Most of the participants of the summer school were from Italy, with a few from other countries. I was one of those few people, but because my roommate was very sociable, I ended up spending most of my time with her and other local Italian participants, immersed in their daily routines and adventures.
It was through them that I got introduced to a daily breakfast routine at one of the university’s coffee bars. One morning, my roommate told me that she and other participants were planning to have breakfast at a coffee bar where they could eat something called granita.
“It’s a typical thing in Sicily,” she explained to me eagerly. “You should also come and try it!”
I had no idea what this granita thing was, but her enthusiasm got me curious. I followed her to the coffee bar – my first experience of a local Italian coffee bar. My roommate kindly ordered for me the exact same thing she was having. A coffee (i.e., espresso), granita with a bread.
When the order arrived, my eyes became round with surprise. The bread had a mountain-like shape that reminded me of Mount Etna, and its top part could be detached from the main part.
“You put the granita in here,” my roommate told me, and I scooped up a generous amount of granita – which looked a bit like ice cream though it wasn’t of course – and poured it in the hole of my bread. I then took a bite.
No words came out of me. Instead, a huge smile spread across my face. Oh, how delicious it was!
I then took a sip from my coffee. Nothing could have been more satisfactory than this heavenly combination.
From that day on, it became our breakfast routine. Every morning, we marched to the crowded coffee bar, stood in front of the counter, and one by one, we asked for the same thing.
“Un caffè e una granita con brioche, per favore.”

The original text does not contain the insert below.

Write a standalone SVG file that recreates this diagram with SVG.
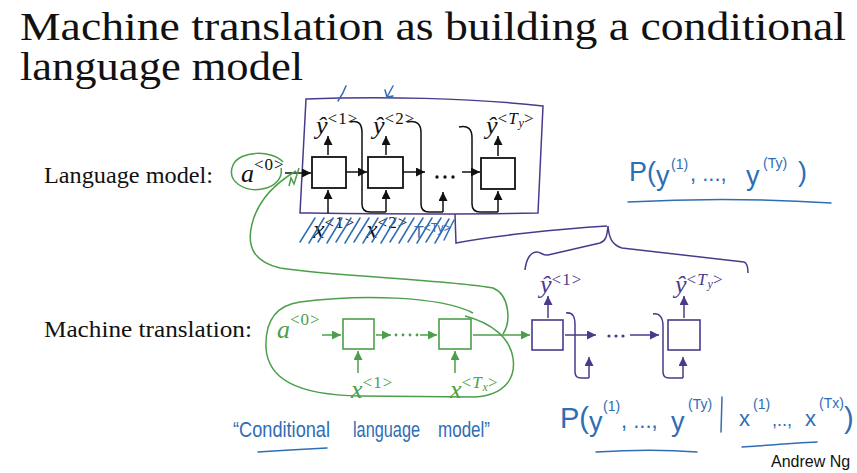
<svg xmlns="http://www.w3.org/2000/svg" width="857" height="473" viewBox="0 0 857 473">
<style>
text{font-family:"Liberation Serif","DejaVu Serif",serif;fill:#111}
.title{font-size:41px}
.lbl{font-size:24px}
.m{font-style:italic;font-size:26px}
.s{font-style:normal;font-size:17px;letter-spacing:1px}
.ss{font-style:italic;font-size:12px;letter-spacing:0}
.k{stroke:#111;stroke-width:1.5;fill:none}
.kb{stroke:#111;stroke-width:1.8;fill:#fff}
.g{stroke:#4c9f4a;stroke-width:1.5;fill:none}
.gb{stroke:#4c9f4a;stroke-width:1.6;fill:#fff}
.p{stroke:#4a3a8c;stroke-width:1.5;fill:none}
.pb{stroke:#4a3a8c;stroke-width:1.6;fill:#fff}
.b{stroke:#2f6db5;stroke-width:1.5;fill:none;stroke-linecap:round;stroke-linejoin:round}
.hand{font-family:"Liberation Sans",sans-serif;fill:#2f6db5}
.gt{fill:#4c9f4a}
.pt{fill:#4a3a8c}
</style>
<defs>
<marker id="ak" viewBox="0 0 10 10" refX="10" refY="5" markerWidth="9" markerHeight="9" markerUnits="userSpaceOnUse" orient="auto"><path d="M0,0L10,5L0,10z" fill="#111"/></marker>
<marker id="ag" viewBox="0 0 10 10" refX="10" refY="5" markerWidth="9" markerHeight="9" markerUnits="userSpaceOnUse" orient="auto"><path d="M0,0L10,5L0,10z" fill="#4c9f4a"/></marker>
<marker id="ap" viewBox="0 0 10 10" refX="10" refY="5" markerWidth="9" markerHeight="9" markerUnits="userSpaceOnUse" orient="auto"><path d="M0,0L10,5L0,10z" fill="#4a3a8c"/></marker>
</defs>

<g id="title">
<text class="title" x="20" y="40" textLength="826" lengthAdjust="spacingAndGlyphs">Machine translation as building a conditional</text>
<text class="title" x="20" y="80" textLength="283" lengthAdjust="spacingAndGlyphs">language model</text>
</g>

<g id="labels">
<text class="lbl" x="44" y="183" textLength="169" lengthAdjust="spacingAndGlyphs">Language model:</text>
<text class="lbl" x="44" y="337" textLength="208" lengthAdjust="spacingAndGlyphs">Machine translation:</text>
</g>

<!-- purple annotation box around LM -->
<g id="lm-frame">
<path class="p" d="M306,99 C380,96 470,98 543,106 L538,213 C450,215 380,214 300,213 Z"/>
<path class="p" d="M455,214 L456,243 C490,236 560,229 607,226"/>
<path class="p" d="M525,270 C526,260 530,252 537,252 C541,252 543,256 548,255 L600,243 C606,241 607,236 608,226 C609,238 612,245 622,248 L744,262 C747,263 748,267 748,273"/>
</g>

<!-- LM nodes -->
<g id="lm-a0"><text class="m" x="241" y="182">a<tspan class="s" dy="-12">&lt;0&gt;</tspan></text></g>
<g id="lm-cell1"><rect class="kb" x="312" y="157" width="34" height="31"/></g>
<g id="lm-cell2"><rect class="kb" x="368" y="157" width="35" height="31"/></g>
<g id="lm-cellTy"><rect class="kb" x="481" y="158" width="34" height="31"/></g>
<g id="lm-y1"><text class="m" x="316" y="134">ŷ<tspan class="s" dy="-10">&lt;1&gt;</tspan></text></g>
<g id="lm-y2"><text class="m" x="373" y="134">ŷ<tspan class="s" dy="-10">&lt;2&gt;</tspan></text></g>
<g id="lm-yTy"><text class="m" x="486" y="134">ŷ<tspan class="s" dy="-10">&lt;<tspan font-style="italic">T</tspan><tspan class="ss" dy="3">y</tspan><tspan dy="-3">&gt;</tspan></tspan></text></g>
<g id="lm-x1"><text class="m" x="313" y="238">x<tspan class="s" dy="-10">&lt;1&gt;</tspan></text></g>
<g id="lm-x2"><text class="m" x="366" y="238">x<tspan class="s" dy="-10">&lt;2&gt;</tspan></text></g>
<g id="lm-xTy"><text class="hand" x="414" y="238" font-size="16">T<tspan dy="-6" font-size="12">&lt;Ty&gt;</tspan></text></g>
<g id="lm-dots"><circle cx="437" cy="177" r="1.7" fill="#111"/><circle cx="445" cy="177" r="1.7" fill="#111"/><circle cx="453" cy="177" r="1.7" fill="#111"/></g>

<!-- MT encoder (green) -->
<g id="mt-a0"><text class="m gt" x="277" y="338">a<tspan class="s gt" dy="-13">&lt;0&gt;</tspan></text></g>
<g id="mt-enc1"><rect class="gb" x="343" y="319" width="31" height="30"/></g>
<g id="mt-encTx"><rect class="gb" x="439" y="319" width="32" height="30"/></g>
<g id="mt-x1"><text class="m gt" x="351" y="398">x<tspan class="s gt" dy="-10">&lt;1&gt;</tspan></text></g>
<g id="mt-xTx"><text class="m gt" x="450" y="398">x<tspan class="s gt" dy="-10">&lt;<tspan font-style="italic">T</tspan><tspan class="ss" dy="3">x</tspan><tspan dy="-3">&gt;</tspan></tspan></text></g>
<g id="mt-dots"><circle cx="396" cy="335" r="1.4" fill="#4c9f4a"/><circle cx="403" cy="335" r="1.4" fill="#4c9f4a"/><circle cx="410" cy="335" r="1.4" fill="#4c9f4a"/><circle cx="417" cy="335" r="1.4" fill="#4c9f4a"/></g>

<!-- MT decoder (purple) -->
<g id="mt-dec1"><rect class="pb" x="532" y="320" width="31" height="30"/></g>
<g id="mt-decTy"><rect class="pb" x="668" y="320" width="32" height="30"/></g>
<g id="mt-y1"><text class="m pt" x="540" y="293">ŷ<tspan class="s pt" dy="-8">&lt;1&gt;</tspan></text></g>
<g id="mt-yTy"><text class="m pt" x="675" y="293">ŷ<tspan class="s pt" dy="-8">&lt;<tspan font-style="italic">T</tspan><tspan class="ss" dy="3">y</tspan><tspan dy="-3">&gt;</tspan></tspan></text></g>
<g id="mt-ddots"><circle cx="609" cy="336" r="1.6" fill="#4a3a8c"/><circle cx="616" cy="336" r="1.6" fill="#4a3a8c"/><circle cx="623" cy="336" r="1.6" fill="#4a3a8c"/></g>

<g id="connectors">
<!-- LM -->
<path class="k" marker-end="url(#ak)" d="M285,173 L311,173"/>
<path class="k" marker-end="url(#ak)" d="M346,172 L367,172"/>
<path class="k" marker-end="url(#ak)" d="M403,172 L425,172"/>
<path class="k" marker-end="url(#ak)" d="M462,172 L480,172"/>
<path class="k" marker-end="url(#ak)" d="M328,155 L328,136"/>
<path class="k" marker-end="url(#ak)" d="M386,155 L386,136"/>
<path class="k" marker-end="url(#ak)" d="M498,156 L498,136"/>
<path class="k" marker-end="url(#ak)" d="M328,213 L328,190"/>
<path class="k" marker-end="url(#ak)" d="M386,212 L386,190"/>
<path class="k" marker-end="url(#ak)" d="M443,212 L443,192"/>
<path class="k" marker-end="url(#ak)" d="M498,212 L498,191"/>
<path class="k" stroke-width="1.1" d="M350,122 C359,120 362,124 362,133 L362,204 Q362,212 370,212 L386,212"/>
<path class="k" stroke-width="1.1" d="M407,122 C417,120 421,124 421,133 L421,204 Q421,212 429,212 L443,212"/>
<path class="k" stroke-width="1.1" d="M459,127 C468,125 472,129 472,138 L472,204 Q472,212 480,212 L498,212"/>
<!-- MT encoder -->
<path class="g" marker-end="url(#ag)" d="M322,335 L341,335"/>
<path class="g" marker-end="url(#ag)" d="M376,335 L391,335"/>
<path class="g" marker-end="url(#ag)" d="M420,335 L437,335"/>
<path class="g" marker-end="url(#ag)" d="M358,373 L358,351"/>
<path class="g" marker-end="url(#ag)" d="M455,373 L455,351"/>
<path class="g" marker-end="url(#ag)" d="M473,335 L530,335"/>
<!-- MT decoder -->
<path class="p" marker-end="url(#ap)" d="M548,318 L548,296"/>
<path class="p" marker-end="url(#ap)" d="M684,318 L684,296"/>
<path class="p" marker-end="url(#ap)" d="M565,335 L596,335"/>
<path class="p" marker-end="url(#ap)" d="M630,335 L659,335"/>
<path class="p" marker-end="url(#ap)" d="M589,378 L589,357"/>
<path class="p" marker-end="url(#ap)" d="M683,378 L683,357"/>
<path class="p" stroke-width="1.1" d="M566,313 C573,312 575,317 575,325 L575,372 Q575,378 581,378 L589,378"/>
<path class="p" stroke-width="1.1" d="M653,314 C660,313 663,318 663,326 L663,372 Q663,378 669,378 L683,378"/>
</g>

<!-- green annotations -->
<g id="green-marks">
<path class="g" d="M283,162 C272,150 240,150 233,165 C226,182 245,192 262,189 C275,187 283,178 281,168"/>
<path class="g" d="M289,186 L291,178 L294,184 L299,168"/>
<path class="g" d="M296,171 C274,184 258,200 252,224 C246,248 255,262 280,268 C330,276 450,280 493,288 C510,295 511,322 503,334"/>
<path class="g" d="M473,313 C440,296 360,294 300,302 C272,306 265,325 266,348 C268,378 295,395 360,396 L475,397 C505,395 516,378 513,358 C510,338 492,323 465,316"/>
</g>

<!-- blue annotations -->
<g id="blue-marks">
<path class="b" d="M346,86 Q343,94 338,101"/>
<path class="b" d="M393,86 L387,97 M385,90 L387,97 L393,96"/>
<path class="b" stroke-width="1.2" d="M300,242 l15,-24 M309,243 l15,-25 M318,242 l15,-24 M327,243 l15,-25 M336,242 l15,-24 M345,243 l15,-25 M354,242 l15,-24 M363,243 l15,-25 M372,242 l15,-24 M381,243 l15,-25 M390,242 l15,-24 M399,243 l15,-25 M408,242 l15,-24 M417,243 l15,-25 M426,242 l15,-24 M435,243 l14,-24 M444,240 l10,-20"/>
<text class="hand" x="629" y="181" font-size="27">P(</text>
<text class="hand" x="656" y="185" font-size="27">y</text>
<text class="hand" x="671" y="169" font-size="14">(1)</text>
<text class="hand" x="690" y="181" font-size="22">, ..., </text>
<text class="hand" x="746" y="185" font-size="27">y</text>
<text class="hand" x="763" y="168" font-size="14">(Ty)</text>
<text class="hand" x="798" y="181" font-size="27">)</text>
<path class="b" d="M628,202 C700,198 770,199 831,203"/>

<text class="hand" x="233" y="437" font-size="22" textLength="97" lengthAdjust="spacingAndGlyphs">“Conditional</text>
<text class="hand" x="353" y="437" font-size="22" textLength="67" lengthAdjust="spacingAndGlyphs">language</text>
<text class="hand" x="438" y="437" font-size="22" textLength="52" lengthAdjust="spacingAndGlyphs">model”</text>
<path class="b" d="M258,452 C285,450 305,449 327,448"/>

<text class="hand" x="560" y="428" font-size="29">P(</text>
<text class="hand" x="589" y="431" font-size="27">y</text>
<text class="hand" x="603" y="411" font-size="14">(1)</text>
<text class="hand" x="621" y="428" font-size="22">, ..., </text>
<text class="hand" x="671" y="431" font-size="27">y</text>
<text class="hand" x="688" y="409" font-size="14">(Ty)</text>
<path class="b" d="M722,397 L721,432"/>
<text class="hand" x="739" y="426" font-size="22">x</text>
<text class="hand" x="753" y="409" font-size="14">(1)</text>
<text class="hand" x="772" y="426" font-size="18">,..,</text>
<text class="hand" x="805" y="426" font-size="22">x</text>
<text class="hand" x="819" y="408" font-size="14">(Tx)</text>
<text class="hand" x="844" y="428" font-size="29">)</text>
<path class="b" d="M596,452 C630,450 670,450 697,452"/>
<path class="b" d="M742,447 C770,445 795,443 817,442"/>
</g>

<g id="footer"><text x="771" y="467" font-size="16" style="font-family:'Liberation Sans',sans-serif" fill="#222">Andrew Ng</text></g>
</svg>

Then we all sat at one of the tables on the terrace, looking over the – the parking lot and other buildings, helping ourselves to our granita breakfast. The scenery was not of the most gorgeous kind, but sitting here with my heavenly breakfast, I felt like I was the queen of this world. While my friends chatted in Italian, I took another bite from my bread with granita, another sip from my coffee, and closed my eyes. What a dreamy breakfast. And I sighed in happiness.